## Exercise
Print the lines starting at the line containing "Reproduce this chart with matplotlib." and ending at the line containing "plt.rcParams['font.family'] = ['Liberation", exactly and in full, without the pictures.

## Records for the exercise
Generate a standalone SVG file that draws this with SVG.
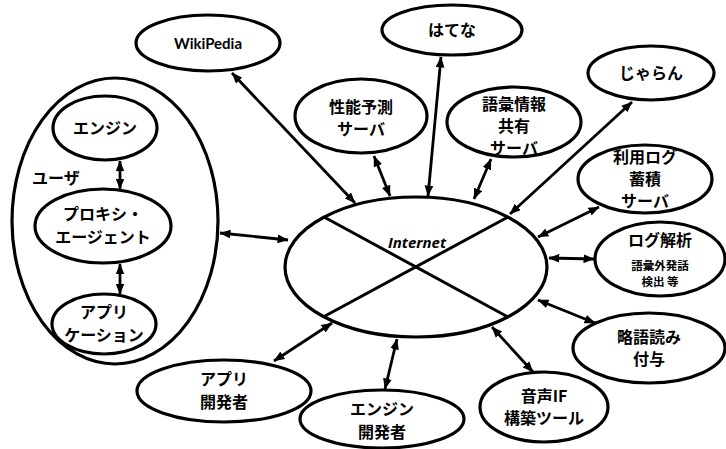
...
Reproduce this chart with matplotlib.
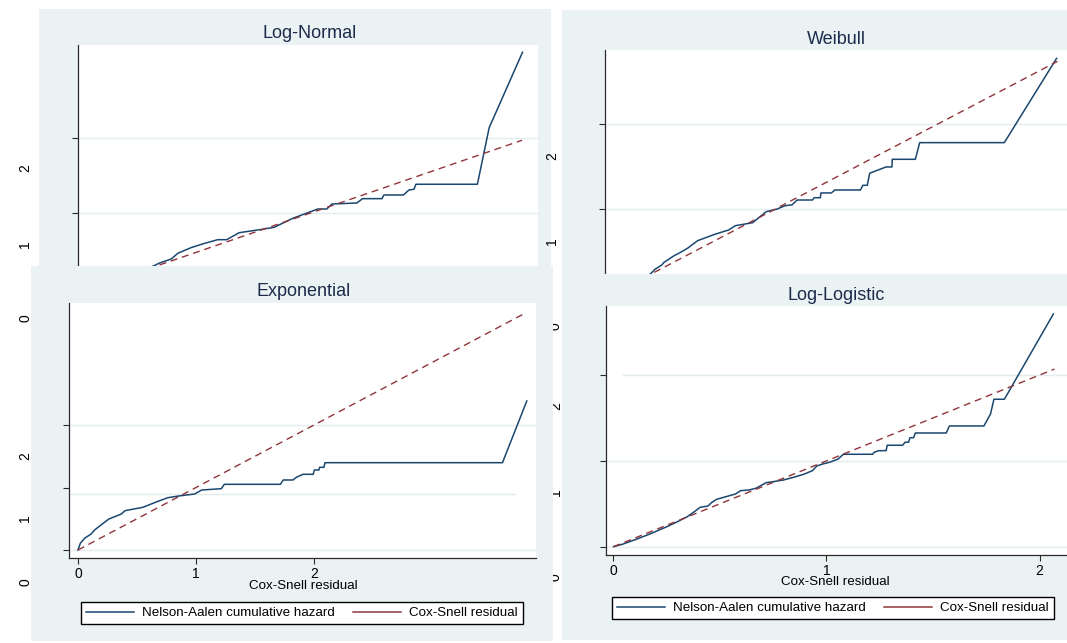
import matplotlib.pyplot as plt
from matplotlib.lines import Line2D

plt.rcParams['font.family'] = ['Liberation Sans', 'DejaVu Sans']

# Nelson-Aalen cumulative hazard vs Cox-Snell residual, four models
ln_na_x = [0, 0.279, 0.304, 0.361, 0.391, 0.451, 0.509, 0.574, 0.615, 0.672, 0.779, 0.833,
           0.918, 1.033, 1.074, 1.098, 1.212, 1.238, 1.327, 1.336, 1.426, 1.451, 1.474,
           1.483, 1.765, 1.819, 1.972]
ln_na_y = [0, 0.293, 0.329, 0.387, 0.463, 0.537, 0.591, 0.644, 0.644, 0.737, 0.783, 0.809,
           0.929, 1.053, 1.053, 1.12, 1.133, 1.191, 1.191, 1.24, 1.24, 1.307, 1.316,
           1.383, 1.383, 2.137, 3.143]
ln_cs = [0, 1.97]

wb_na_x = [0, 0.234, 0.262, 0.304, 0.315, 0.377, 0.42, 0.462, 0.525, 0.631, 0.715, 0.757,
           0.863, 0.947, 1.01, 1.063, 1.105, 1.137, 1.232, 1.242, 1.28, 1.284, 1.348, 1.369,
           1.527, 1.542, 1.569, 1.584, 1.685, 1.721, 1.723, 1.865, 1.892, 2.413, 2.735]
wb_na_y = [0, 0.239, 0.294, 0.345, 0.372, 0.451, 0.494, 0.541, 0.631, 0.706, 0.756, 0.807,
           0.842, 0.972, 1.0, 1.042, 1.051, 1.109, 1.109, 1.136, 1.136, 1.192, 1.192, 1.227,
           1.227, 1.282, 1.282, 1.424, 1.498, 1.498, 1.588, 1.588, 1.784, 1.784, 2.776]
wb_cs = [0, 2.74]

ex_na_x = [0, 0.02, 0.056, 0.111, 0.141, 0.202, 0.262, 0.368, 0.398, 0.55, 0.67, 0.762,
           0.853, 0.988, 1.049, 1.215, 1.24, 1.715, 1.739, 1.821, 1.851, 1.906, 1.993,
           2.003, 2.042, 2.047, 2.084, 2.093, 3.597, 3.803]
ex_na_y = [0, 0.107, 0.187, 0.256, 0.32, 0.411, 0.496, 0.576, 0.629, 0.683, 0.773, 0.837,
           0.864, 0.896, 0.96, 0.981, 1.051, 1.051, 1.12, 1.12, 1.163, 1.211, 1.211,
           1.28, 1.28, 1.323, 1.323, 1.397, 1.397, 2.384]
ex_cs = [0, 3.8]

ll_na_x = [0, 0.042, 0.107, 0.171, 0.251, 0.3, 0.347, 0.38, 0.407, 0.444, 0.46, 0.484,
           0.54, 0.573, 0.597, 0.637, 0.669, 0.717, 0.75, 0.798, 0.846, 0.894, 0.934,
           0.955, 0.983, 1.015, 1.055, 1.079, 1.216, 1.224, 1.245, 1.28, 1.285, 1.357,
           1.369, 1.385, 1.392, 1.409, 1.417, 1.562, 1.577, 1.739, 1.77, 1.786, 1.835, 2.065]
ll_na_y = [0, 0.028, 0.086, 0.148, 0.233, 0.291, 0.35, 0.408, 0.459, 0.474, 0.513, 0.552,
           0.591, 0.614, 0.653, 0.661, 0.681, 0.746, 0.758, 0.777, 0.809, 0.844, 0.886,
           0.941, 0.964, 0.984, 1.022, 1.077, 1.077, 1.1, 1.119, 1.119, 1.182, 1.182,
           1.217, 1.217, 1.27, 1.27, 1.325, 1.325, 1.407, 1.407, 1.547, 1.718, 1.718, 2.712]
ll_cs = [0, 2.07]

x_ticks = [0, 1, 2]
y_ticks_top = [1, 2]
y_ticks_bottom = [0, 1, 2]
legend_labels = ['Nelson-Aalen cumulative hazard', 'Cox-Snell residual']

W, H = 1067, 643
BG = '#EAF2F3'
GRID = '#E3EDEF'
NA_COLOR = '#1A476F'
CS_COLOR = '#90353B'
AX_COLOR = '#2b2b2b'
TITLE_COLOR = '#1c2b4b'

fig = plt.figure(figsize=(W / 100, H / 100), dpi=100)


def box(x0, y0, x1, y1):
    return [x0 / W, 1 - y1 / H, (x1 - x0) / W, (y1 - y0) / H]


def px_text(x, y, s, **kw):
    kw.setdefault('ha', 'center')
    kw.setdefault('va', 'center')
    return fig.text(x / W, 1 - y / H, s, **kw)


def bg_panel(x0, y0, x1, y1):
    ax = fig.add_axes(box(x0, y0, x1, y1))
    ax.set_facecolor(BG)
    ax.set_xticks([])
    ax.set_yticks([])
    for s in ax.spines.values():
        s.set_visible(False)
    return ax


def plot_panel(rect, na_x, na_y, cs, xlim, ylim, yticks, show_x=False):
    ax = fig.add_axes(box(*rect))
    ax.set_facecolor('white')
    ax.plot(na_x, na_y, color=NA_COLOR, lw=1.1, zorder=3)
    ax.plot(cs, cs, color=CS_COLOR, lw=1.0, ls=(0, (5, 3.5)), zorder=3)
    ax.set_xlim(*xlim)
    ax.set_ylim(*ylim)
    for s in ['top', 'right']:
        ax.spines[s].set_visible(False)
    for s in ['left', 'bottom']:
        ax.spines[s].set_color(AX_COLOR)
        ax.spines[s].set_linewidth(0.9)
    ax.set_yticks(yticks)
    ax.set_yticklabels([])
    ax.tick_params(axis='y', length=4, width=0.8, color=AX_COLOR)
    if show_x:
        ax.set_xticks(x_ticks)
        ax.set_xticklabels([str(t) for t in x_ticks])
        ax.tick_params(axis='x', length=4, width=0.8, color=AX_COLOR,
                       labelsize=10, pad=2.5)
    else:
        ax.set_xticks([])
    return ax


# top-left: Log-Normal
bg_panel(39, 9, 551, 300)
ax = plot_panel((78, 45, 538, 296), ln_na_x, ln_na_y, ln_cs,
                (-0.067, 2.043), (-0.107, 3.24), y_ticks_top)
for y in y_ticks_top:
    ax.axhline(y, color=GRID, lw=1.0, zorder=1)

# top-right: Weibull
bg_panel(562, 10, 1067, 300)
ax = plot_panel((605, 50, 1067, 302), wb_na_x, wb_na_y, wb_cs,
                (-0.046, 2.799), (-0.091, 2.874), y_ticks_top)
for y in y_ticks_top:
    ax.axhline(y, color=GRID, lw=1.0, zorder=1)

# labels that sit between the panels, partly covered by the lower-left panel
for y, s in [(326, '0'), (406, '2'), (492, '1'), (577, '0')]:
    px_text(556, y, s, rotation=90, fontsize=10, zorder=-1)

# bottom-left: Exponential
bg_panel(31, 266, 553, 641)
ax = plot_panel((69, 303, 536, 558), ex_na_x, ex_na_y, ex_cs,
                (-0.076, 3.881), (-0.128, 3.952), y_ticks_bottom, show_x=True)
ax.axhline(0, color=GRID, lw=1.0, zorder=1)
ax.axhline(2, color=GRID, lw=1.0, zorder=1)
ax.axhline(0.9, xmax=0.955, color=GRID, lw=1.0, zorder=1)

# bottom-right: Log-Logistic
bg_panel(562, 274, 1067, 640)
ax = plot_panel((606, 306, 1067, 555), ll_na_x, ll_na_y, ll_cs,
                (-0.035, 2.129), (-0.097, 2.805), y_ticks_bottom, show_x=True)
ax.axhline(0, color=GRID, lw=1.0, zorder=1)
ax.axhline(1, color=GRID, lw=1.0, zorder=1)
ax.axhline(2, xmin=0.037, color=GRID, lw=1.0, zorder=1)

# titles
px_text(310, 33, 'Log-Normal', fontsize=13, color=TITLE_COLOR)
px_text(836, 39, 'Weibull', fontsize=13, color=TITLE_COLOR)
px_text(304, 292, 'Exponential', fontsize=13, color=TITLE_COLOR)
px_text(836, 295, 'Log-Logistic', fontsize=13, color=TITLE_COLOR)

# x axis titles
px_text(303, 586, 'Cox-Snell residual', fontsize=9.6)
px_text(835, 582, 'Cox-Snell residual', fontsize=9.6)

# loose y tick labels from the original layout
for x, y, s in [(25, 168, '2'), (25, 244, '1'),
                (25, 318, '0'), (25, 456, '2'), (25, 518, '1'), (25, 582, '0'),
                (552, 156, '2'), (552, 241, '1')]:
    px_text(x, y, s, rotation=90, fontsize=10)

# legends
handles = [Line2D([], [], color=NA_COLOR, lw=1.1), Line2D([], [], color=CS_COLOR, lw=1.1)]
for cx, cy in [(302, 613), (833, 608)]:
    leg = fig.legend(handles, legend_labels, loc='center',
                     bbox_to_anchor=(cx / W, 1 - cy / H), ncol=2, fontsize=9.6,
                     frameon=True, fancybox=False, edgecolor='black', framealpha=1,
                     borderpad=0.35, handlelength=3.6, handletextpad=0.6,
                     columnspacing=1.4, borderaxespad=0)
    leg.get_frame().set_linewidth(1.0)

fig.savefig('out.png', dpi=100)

## Full response
Reproduce this chart with matplotlib.
import matplotlib.pyplot as plt
from matplotlib.lines import Line2D

plt.rcParams['font.family'] = ['Liberation Sans', 'DejaVu Sans']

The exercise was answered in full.